Here's more of Duchess Kate having a special date with water.
I know, here we were all thinking that the British royals aren't allowed to ever take their clothes off and always wear nipple-to-ankle underwear with cut-out crotch holes for peein' and matin' and that's it, but nope. Seeing Prince Hot Ginge's glorious undercooked pancake ass cheeks, Prince Philip's censored Loch Ness crotch monster and Prince William's NSFW peen busby taught us that the British royals can get nekkid. And now it's Duchess Kate's turn to join the club.
While Duchess Kate sunbathed with her nipples out on a private estate in France, some pap hung upside down from a tree 200 yards away, stuck his 50 foot lens on a potato camera and took blurry pictures of her half-nakedness. Since the British media will be flogged 25 times in the mouth with The Queen's pocketbook if they expose the royal nipples, they declined buying the pics from the pap, so the pap sold them to the French tabloid Closer. The British royal family is disgusted this morning and not because they just watched Camilla slurp cooked oatmeal out of her feedbag while Prince Charles polished her toes with his tongue (a trick he learned from Fergie).
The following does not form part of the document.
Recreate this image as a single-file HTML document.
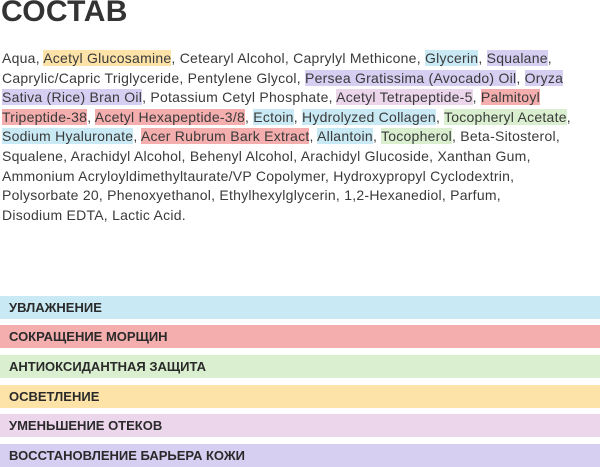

They're disgusted because Duchess Kate's privacy was invaded and the BBC says they're considering throwing a lawsuit at the pap and Closer. Closer's editor defended publishing the exclusivité pictures by saying this:
"These photos are not in the least shocking. They show a young woman sunbathing topless, like the millions of women you see on beaches. What we saw in the pictures was a young couple that have just got married, who are in love, who are beautiful. She's a princess of the 21st Century. They [the couple] are on the terrace of a mansion in the south of France which is not far from a road along which cars pass without any problem. They are visible from the street."
Egotastic has a lot of the pictures and there's really nothing scandalous about them. Yes, Duchess Kate has nipples, but you can barely tell that they're nipples. If you told me Duchess Kate and Prince William were playing a strange British royal game where they have to balance extra large Hershey Kisses on their chests and she's in the lead, I'd believe you. And don't think we're going to see THE QUEEN'S nips anytime soon. Right after these pictures went public, QEII called Kate up and said, "Dumb trollop, this is why I always wear union jack pasties. I'll send you a pair."